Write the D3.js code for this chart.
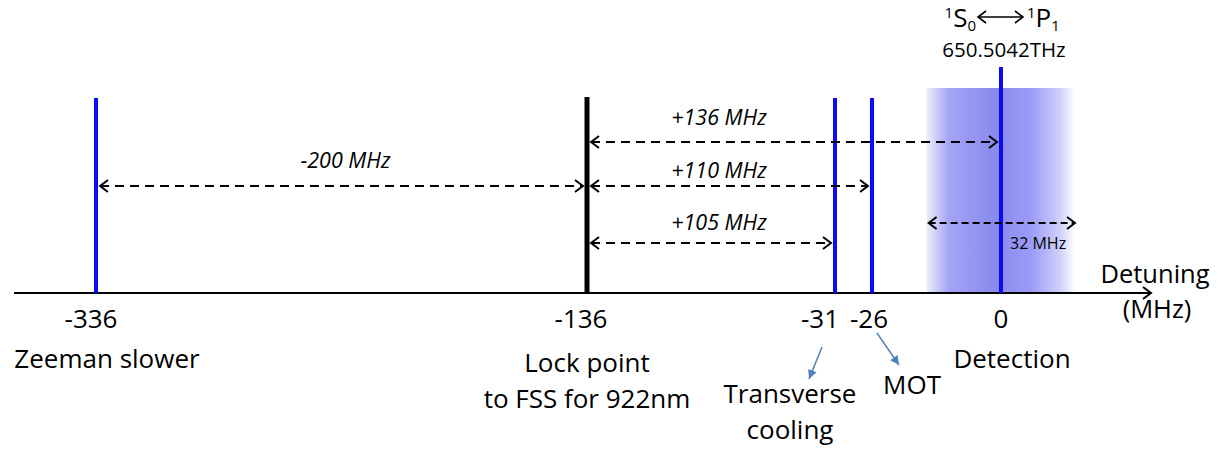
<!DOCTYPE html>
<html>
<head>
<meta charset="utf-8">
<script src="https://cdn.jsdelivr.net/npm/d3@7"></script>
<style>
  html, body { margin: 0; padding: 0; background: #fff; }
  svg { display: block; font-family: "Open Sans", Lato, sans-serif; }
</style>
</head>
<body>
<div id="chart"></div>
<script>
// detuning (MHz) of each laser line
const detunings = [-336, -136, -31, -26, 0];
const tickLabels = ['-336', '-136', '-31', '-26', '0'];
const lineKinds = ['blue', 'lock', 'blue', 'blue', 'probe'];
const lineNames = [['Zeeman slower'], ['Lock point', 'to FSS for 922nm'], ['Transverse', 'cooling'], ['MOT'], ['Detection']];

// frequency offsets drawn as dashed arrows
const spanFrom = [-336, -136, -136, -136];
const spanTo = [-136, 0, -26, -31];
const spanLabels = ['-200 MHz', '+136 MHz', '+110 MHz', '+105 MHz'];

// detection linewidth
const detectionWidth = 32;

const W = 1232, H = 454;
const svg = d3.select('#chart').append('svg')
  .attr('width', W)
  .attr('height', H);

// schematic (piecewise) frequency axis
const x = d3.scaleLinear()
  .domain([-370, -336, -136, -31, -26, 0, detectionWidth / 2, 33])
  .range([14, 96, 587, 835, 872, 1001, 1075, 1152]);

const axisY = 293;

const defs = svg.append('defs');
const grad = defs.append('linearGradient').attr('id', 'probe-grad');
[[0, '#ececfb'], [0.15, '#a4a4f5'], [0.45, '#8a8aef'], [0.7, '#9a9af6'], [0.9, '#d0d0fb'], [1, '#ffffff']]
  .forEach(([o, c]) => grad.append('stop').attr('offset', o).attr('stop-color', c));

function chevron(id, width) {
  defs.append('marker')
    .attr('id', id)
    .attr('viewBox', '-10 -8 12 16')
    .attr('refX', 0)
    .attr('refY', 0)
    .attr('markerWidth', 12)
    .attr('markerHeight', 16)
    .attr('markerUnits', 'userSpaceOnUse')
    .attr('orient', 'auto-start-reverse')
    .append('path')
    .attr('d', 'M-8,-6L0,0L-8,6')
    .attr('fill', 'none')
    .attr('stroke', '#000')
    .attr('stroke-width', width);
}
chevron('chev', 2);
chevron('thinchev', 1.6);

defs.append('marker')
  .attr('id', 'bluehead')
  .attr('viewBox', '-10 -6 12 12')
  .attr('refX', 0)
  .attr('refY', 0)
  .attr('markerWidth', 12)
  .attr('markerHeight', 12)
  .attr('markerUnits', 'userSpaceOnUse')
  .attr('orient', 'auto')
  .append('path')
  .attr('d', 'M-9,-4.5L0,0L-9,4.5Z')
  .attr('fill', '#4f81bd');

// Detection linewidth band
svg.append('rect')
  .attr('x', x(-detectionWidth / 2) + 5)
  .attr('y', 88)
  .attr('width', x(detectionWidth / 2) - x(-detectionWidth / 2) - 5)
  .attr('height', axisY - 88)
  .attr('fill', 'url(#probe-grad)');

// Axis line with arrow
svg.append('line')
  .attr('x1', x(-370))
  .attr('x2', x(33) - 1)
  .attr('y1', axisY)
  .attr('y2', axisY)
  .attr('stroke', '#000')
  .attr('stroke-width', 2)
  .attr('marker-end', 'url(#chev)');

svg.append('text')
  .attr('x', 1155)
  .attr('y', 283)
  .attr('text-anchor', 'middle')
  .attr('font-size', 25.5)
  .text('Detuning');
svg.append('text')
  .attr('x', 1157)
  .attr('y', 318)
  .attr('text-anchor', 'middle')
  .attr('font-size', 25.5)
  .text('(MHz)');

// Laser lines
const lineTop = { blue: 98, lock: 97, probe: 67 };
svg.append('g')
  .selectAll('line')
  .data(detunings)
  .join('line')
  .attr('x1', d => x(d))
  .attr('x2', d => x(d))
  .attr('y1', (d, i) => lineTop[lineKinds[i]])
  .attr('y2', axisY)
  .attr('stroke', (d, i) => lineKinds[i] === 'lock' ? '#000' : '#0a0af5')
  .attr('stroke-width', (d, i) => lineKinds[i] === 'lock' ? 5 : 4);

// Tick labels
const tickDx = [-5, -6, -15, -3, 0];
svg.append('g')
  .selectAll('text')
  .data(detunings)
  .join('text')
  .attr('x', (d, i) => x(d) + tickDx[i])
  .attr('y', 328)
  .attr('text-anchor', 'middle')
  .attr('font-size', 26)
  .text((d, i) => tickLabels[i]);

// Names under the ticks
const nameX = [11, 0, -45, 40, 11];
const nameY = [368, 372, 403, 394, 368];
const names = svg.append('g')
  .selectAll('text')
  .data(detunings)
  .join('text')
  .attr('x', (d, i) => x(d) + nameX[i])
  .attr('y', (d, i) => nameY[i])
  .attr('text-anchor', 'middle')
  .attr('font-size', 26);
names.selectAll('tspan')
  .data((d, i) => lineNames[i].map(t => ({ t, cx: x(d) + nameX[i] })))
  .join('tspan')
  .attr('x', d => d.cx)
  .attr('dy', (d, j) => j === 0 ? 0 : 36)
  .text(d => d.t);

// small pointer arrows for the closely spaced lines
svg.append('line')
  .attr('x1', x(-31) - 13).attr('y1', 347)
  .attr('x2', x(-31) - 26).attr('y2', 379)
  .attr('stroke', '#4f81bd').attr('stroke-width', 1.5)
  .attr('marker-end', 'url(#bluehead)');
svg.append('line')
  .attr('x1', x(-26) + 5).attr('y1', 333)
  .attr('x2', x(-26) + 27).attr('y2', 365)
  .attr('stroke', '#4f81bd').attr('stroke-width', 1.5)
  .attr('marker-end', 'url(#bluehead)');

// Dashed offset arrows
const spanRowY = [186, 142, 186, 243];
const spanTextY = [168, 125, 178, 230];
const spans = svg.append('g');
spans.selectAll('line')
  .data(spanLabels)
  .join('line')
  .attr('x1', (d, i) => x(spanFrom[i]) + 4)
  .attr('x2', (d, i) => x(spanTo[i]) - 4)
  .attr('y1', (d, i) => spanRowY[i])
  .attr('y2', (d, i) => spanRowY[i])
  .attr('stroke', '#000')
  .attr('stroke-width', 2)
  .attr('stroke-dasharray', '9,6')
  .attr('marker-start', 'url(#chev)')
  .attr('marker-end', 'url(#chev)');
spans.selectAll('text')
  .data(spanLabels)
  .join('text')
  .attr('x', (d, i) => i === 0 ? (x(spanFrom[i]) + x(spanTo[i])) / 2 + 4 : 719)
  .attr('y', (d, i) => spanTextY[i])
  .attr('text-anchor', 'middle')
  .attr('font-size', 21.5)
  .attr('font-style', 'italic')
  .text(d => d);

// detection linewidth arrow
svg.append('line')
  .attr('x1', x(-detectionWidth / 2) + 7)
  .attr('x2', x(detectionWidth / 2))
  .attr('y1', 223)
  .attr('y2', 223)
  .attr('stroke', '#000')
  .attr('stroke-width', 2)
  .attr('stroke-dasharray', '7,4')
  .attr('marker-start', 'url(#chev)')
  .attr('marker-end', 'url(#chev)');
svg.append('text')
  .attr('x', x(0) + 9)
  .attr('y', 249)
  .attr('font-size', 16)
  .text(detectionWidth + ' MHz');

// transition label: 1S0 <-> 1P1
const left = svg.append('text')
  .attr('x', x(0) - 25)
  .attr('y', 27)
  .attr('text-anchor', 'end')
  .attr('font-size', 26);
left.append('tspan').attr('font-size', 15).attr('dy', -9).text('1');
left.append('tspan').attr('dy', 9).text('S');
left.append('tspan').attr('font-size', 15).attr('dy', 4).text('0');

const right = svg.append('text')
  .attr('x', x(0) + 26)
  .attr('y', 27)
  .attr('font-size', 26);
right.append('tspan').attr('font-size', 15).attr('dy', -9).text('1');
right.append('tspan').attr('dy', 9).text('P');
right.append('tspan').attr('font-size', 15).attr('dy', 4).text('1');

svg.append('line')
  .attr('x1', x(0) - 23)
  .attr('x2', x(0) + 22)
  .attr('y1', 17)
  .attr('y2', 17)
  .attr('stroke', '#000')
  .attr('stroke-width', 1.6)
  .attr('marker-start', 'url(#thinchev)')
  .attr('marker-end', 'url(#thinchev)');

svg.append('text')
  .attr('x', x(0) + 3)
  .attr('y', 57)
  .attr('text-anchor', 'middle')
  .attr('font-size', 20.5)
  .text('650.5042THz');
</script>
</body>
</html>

WHAT THIS TASK INVOLVES:
From the first line above down to the line with "grad.append('stop').attr('offset', o).attr('stop-color', c));", reproduce every line and no others, omitting pictures.

REPLY TO THE EXERCISE:
Write the D3.js code for this chart.
<!DOCTYPE html>
<html>
<head>
<meta charset="utf-8">
<script src="https://cdn.jsdelivr.net/npm/d3@7"></script>
<style>
  html, body { margin: 0; padding: 0; background: #fff; }
  svg { display: block; font-family: "Open Sans", Lato, sans-serif; }
</style>
</head>
<body>
<div id="chart"></div>
<script>
// detuning (MHz) of each laser line
const detunings = [-336, -136, -31, -26, 0];
const tickLabels = ['-336', '-136', '-31', '-26', '0'];
const lineKinds = ['blue', 'lock', 'blue', 'blue', 'probe'];
const lineNames = [['Zeeman slower'], ['Lock point', 'to FSS for 922nm'], ['Transverse', 'cooling'], ['MOT'], ['Detection']];

// frequency offsets drawn as dashed arrows
const spanFrom = [-336, -136, -136, -136];
const spanTo = [-136, 0, -26, -31];
const spanLabels = ['-200 MHz', '+136 MHz', '+110 MHz', '+105 MHz'];

// detection linewidth
const detectionWidth = 32;

const W = 1232, H = 454;
const svg = d3.select('#chart').append('svg')
  .attr('width', W)
  .attr('height', H);

// schematic (piecewise) frequency axis
const x = d3.scaleLinear()
  .domain([-370, -336, -136, -31, -26, 0, detectionWidth / 2, 33])
  .range([14, 96, 587, 835, 872, 1001, 1075, 1152]);

const axisY = 293;

const defs = svg.append('defs');
const grad = defs.append('linearGradient').attr('id', 'probe-grad');
[[0, '#ececfb'], [0.15, '#a4a4f5'], [0.45, '#8a8aef'], [0.7, '#9a9af6'], [0.9, '#d0d0fb'], [1, '#ffffff']]
  .forEach(([o, c]) => grad.append('stop').attr('offset', o).attr('stop-color', c));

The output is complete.